- Given problem -
In the material below, list every line carrying the string "this".

━━━ Input

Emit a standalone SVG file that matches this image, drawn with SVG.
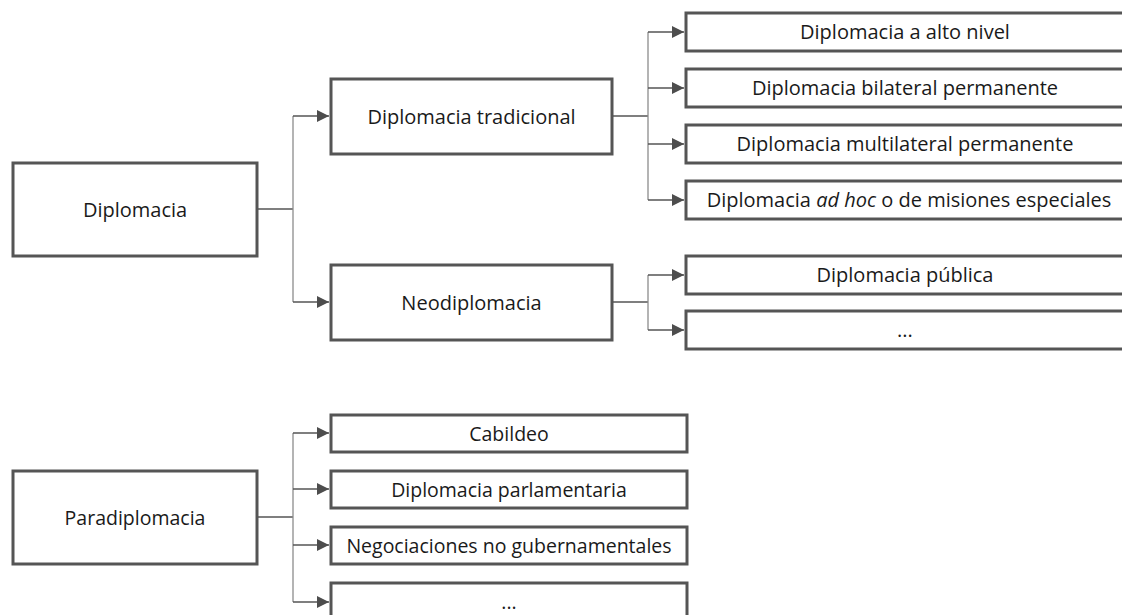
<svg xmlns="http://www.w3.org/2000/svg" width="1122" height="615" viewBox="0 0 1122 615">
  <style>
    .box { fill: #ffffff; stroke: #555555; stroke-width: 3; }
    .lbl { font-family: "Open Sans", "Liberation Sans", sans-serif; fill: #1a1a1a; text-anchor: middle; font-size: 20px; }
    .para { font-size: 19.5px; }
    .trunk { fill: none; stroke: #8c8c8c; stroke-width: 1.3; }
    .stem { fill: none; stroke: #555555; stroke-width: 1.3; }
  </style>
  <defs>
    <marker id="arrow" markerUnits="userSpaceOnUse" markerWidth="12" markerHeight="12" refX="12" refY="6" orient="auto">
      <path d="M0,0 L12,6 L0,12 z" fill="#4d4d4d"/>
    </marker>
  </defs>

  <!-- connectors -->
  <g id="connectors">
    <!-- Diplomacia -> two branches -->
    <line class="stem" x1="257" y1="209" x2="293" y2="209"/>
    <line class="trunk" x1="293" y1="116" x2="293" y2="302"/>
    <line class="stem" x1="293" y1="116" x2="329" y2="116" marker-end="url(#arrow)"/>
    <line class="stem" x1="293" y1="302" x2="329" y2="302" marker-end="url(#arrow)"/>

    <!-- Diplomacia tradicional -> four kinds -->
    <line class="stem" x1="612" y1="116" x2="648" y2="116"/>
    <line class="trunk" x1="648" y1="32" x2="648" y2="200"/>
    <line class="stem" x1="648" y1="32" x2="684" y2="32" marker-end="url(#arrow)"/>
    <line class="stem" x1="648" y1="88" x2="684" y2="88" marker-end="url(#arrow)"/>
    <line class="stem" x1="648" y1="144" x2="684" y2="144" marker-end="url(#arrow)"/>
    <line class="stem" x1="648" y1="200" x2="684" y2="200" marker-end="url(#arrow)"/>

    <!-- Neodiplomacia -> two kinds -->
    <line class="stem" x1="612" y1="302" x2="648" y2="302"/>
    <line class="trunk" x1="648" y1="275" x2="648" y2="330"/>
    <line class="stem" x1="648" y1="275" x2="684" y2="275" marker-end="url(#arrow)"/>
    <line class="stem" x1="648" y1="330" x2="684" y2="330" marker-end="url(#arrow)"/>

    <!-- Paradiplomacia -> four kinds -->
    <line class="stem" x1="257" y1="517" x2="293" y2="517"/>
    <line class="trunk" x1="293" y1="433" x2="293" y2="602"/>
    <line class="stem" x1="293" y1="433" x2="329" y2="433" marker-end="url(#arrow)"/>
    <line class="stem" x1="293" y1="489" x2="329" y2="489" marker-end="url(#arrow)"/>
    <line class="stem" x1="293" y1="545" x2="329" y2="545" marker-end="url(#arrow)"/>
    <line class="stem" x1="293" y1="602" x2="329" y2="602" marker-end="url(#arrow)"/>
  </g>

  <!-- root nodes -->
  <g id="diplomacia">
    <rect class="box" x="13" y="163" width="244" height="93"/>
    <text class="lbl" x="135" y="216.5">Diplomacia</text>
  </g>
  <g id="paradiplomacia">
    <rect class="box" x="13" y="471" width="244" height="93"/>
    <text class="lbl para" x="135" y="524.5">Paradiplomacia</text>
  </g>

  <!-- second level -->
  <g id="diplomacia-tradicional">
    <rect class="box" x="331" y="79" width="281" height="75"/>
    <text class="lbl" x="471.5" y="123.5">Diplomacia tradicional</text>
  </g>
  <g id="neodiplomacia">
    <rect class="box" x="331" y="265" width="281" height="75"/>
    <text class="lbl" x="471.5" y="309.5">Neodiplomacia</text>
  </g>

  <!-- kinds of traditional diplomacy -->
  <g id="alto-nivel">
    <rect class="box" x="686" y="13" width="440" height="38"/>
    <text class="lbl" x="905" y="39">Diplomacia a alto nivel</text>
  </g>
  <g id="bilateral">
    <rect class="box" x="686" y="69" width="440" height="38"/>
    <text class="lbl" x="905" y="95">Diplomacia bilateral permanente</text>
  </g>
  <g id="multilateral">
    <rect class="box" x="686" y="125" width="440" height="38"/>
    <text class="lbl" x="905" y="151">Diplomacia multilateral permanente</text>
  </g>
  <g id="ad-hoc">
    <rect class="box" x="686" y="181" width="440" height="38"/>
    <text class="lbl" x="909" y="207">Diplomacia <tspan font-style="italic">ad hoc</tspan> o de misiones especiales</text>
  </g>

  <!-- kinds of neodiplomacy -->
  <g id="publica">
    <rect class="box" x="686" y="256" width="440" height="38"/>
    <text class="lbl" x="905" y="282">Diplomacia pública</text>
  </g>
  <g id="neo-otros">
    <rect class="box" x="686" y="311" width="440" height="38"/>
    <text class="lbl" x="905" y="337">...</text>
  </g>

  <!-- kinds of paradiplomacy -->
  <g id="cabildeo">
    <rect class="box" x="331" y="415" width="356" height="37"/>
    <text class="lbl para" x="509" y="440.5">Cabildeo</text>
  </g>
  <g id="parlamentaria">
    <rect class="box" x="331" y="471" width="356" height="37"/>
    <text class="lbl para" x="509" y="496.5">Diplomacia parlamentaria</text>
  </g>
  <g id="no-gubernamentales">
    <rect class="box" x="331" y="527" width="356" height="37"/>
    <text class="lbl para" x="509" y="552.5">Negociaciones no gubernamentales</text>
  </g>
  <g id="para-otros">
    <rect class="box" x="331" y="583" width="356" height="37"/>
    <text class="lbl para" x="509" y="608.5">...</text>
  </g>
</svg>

━━━━━━
━━━ Input

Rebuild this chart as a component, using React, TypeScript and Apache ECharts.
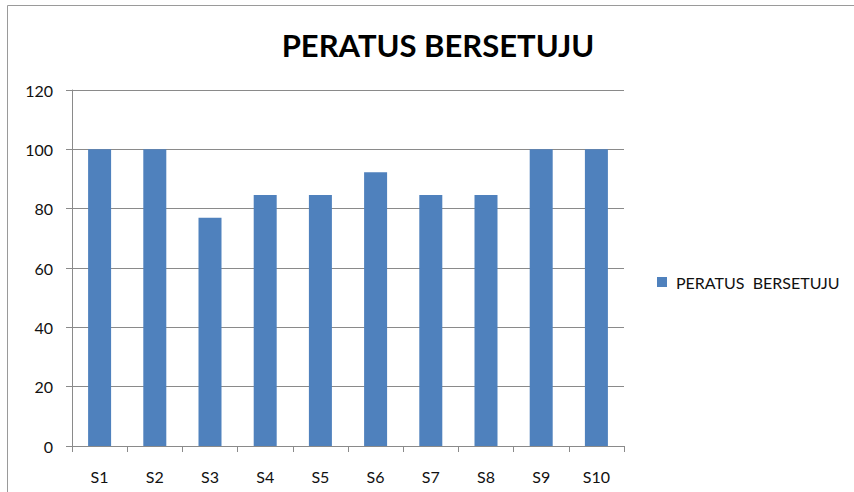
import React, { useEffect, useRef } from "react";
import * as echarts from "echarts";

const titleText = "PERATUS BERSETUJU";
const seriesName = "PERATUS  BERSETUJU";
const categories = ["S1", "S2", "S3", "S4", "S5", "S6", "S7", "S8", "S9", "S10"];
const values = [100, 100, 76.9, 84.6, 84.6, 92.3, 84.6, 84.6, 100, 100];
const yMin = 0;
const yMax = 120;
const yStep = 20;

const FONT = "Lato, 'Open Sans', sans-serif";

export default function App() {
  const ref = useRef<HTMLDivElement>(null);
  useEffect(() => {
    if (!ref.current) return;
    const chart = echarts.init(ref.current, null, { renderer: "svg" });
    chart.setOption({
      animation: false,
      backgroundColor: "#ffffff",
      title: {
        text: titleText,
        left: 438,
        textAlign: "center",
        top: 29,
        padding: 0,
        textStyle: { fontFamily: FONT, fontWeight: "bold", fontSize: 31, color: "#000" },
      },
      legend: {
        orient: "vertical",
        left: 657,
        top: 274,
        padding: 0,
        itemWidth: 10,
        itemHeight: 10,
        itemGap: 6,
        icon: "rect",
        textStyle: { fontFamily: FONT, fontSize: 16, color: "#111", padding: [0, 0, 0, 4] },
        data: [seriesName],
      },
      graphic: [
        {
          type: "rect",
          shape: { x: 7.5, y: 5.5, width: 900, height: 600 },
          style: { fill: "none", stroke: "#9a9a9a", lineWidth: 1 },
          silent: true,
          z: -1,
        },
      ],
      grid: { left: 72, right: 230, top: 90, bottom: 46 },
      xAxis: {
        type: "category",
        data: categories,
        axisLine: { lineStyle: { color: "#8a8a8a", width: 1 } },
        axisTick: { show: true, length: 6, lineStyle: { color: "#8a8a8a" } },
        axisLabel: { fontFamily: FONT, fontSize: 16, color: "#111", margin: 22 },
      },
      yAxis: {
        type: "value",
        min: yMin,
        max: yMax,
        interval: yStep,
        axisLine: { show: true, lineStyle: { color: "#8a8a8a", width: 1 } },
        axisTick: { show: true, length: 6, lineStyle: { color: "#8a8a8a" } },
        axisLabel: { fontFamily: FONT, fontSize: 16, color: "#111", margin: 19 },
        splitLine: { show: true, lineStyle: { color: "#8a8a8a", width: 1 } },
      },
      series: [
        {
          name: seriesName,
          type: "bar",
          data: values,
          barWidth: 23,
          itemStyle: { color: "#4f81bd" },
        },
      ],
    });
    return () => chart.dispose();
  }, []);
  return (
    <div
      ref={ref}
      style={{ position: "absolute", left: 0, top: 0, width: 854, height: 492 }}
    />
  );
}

━━━━━━

- Task result -
Emit a standalone SVG file that matches this image, drawn with SVG.
Rebuild this chart as a component, using React, TypeScript and Apache ECharts.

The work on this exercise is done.